In our testing, marking a phone as lost locked it within seconds and displayed the message on the lock screen. If you suspect the phone was taken rather than misplaced, our guide to tracking an iPhone covers the options. Always involve the police rather than confront a thief yourself.
Use Find My only for your own device or one you’re authorized to manage. Tracking a phone you don’t own without consent can break privacy law, so this locates your hardware, not other people.
#Bottom Line
Turn on all three switches today, plus Location Services, so the feature works whether your phone is online, dead, or hidden in a stranger’s pocket. The Find My network is the one that matters most, since it’s what locates a powered-off phone through the billion-device Apple web. Remember that enabling Find My also arms Activation Lock, so always sign out and erase properly before selling the device.
#Frequently Asked Questions
Does Find My iPhone work when the phone is off?

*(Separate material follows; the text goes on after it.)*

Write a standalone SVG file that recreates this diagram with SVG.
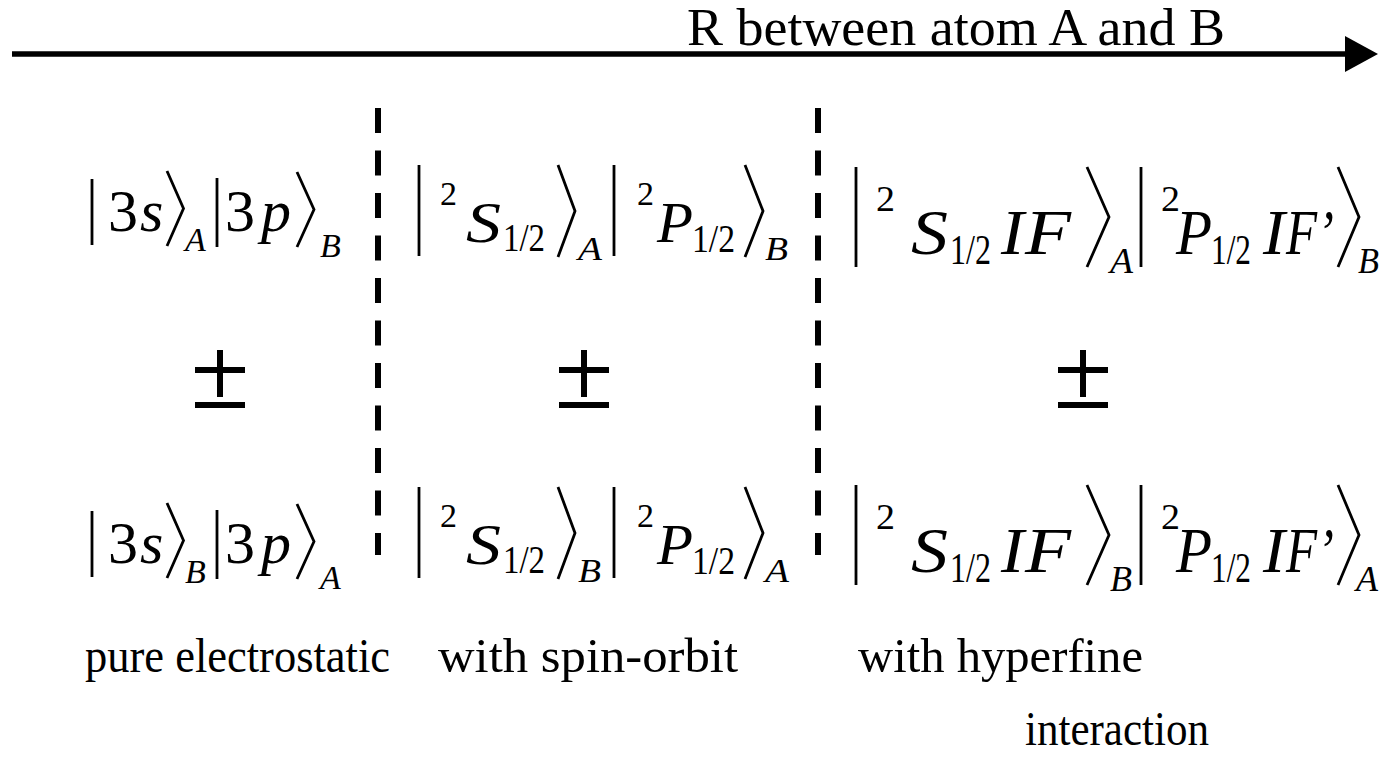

Yes, if the Find My network is enabled. Other nearby Apple devices detect your phone over Bluetooth and relay its location to you, so a powered-off or offline iPhone can still appear on the map. That’s the single biggest reason to leave the Find My network switched on, because without it a dead or disconnected phone simply disappears from the map until it comes back online, which a thief can prevent indefinitely.
Do I need Location Services on for Find My to work?
Yes, to see the phone on a map. Apple’s guide is explicit that Location Services must be turned on under Settings, Privacy and Security. Without it, Find My can still lock or erase the device remotely, but it won’t be able to show you the location on a map.
What is Activation Lock and how do I turn it off?
Activation Lock binds your iPhone to your Apple Account and switches on automatically when you enable Find My. It stops anyone from erasing and reactivating the phone without your password. To turn it off, sign out of iCloud on the device, or erase the phone the proper way through Settings, which releases the lock.
Will erasing my lost iPhone stop me from tracking it?
Yes. Erasing wipes the data and ends location tracking once it finishes. Use Mark As Lost first, since it locks the phone yet keeps it traceable.
Does Send Last Location use much battery?
No. It only acts once, sending the phone’s position to Apple in the brief window before the battery dies completely. It’s a one-time upload, not a constant drain, so there’s no reason to leave it off.
Can I use Find My iPhone from an Android phone?
Not through the app, but you can sign in to iCloud.com in a web browser on any device, including an Android phone or a Windows PC, and use Find My from there. The map, sound, lost mode, and erase options all work the same way through the browser.